Yeah, but if people left you alone, you'd be standing there by yourself thinking, "What a bunch of callous jerks. No one is showing me an ounce of support."



You are right about that. I have a friend whose brother died of an overdose a few years ago, and he was understandably distraught over it. But he behaved very nastily toward other people, lashing out instead of properly taking the time to deal with his loss and addressing the true object of his anger: his brother. He was "irked" too, by kind people trying to comfort him and pay their respects. It got to the point where he would just snap on people and become verbally abusive; "venomous" probably best describes his behavior.

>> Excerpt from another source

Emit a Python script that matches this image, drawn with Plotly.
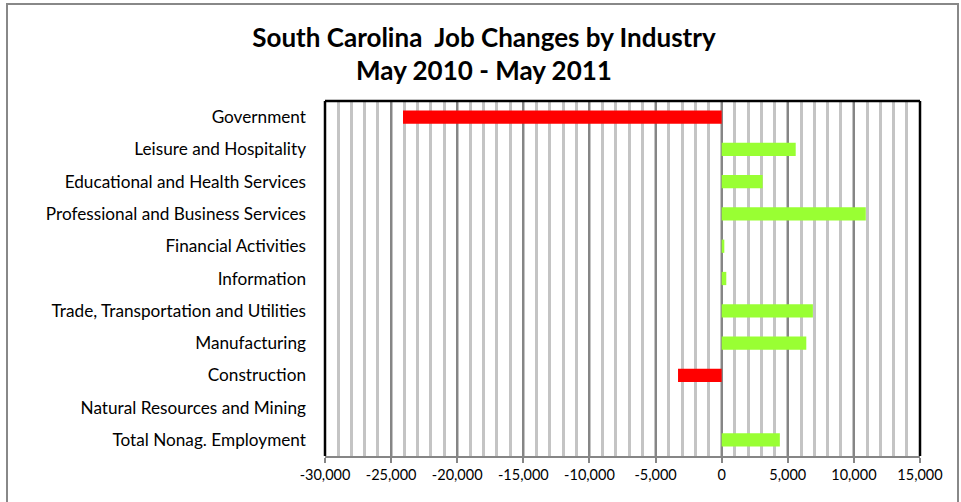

The thing that would really set him off was if anyone said the words "I know how it feels". He would launch into a tirade, screaming that they didn't know how he felt, they had not lost a brother to addiction, on and on. And he was often correct about that...most hadn't. However, they had lost brothers/sisters/parents/spouses to equally horrific and early demises, and that was what they were trying to convey. They were trying to comfort him, trying to tell him that they could relate to the level of pain he was feeling, because they, too, had lost someone who was their entire world. But because they didn't phrase it the way he wanted, he used that as an excuse to mistreat them.

Eventually, he had no friends left...he had driven them all away with his horrid behavior. One night, he was whining to me about it, and I just straight up told him, "dude, you refused to accept help and kindness when it was offered to you, and now you want to complain because people don't want to be around someone who berated them for trying to help?" This is very much like that, to me. People place way too much importance on specific words or gestures, and while they're so busy finding fault with something that was said, they're missing the actual message. If someone reaches out to a grieving person, they are trying to help, even if it makes them feel uncomfortable to do so. Why would anyone nitpick about the words they use to offer that comfort? It makes no sense to me.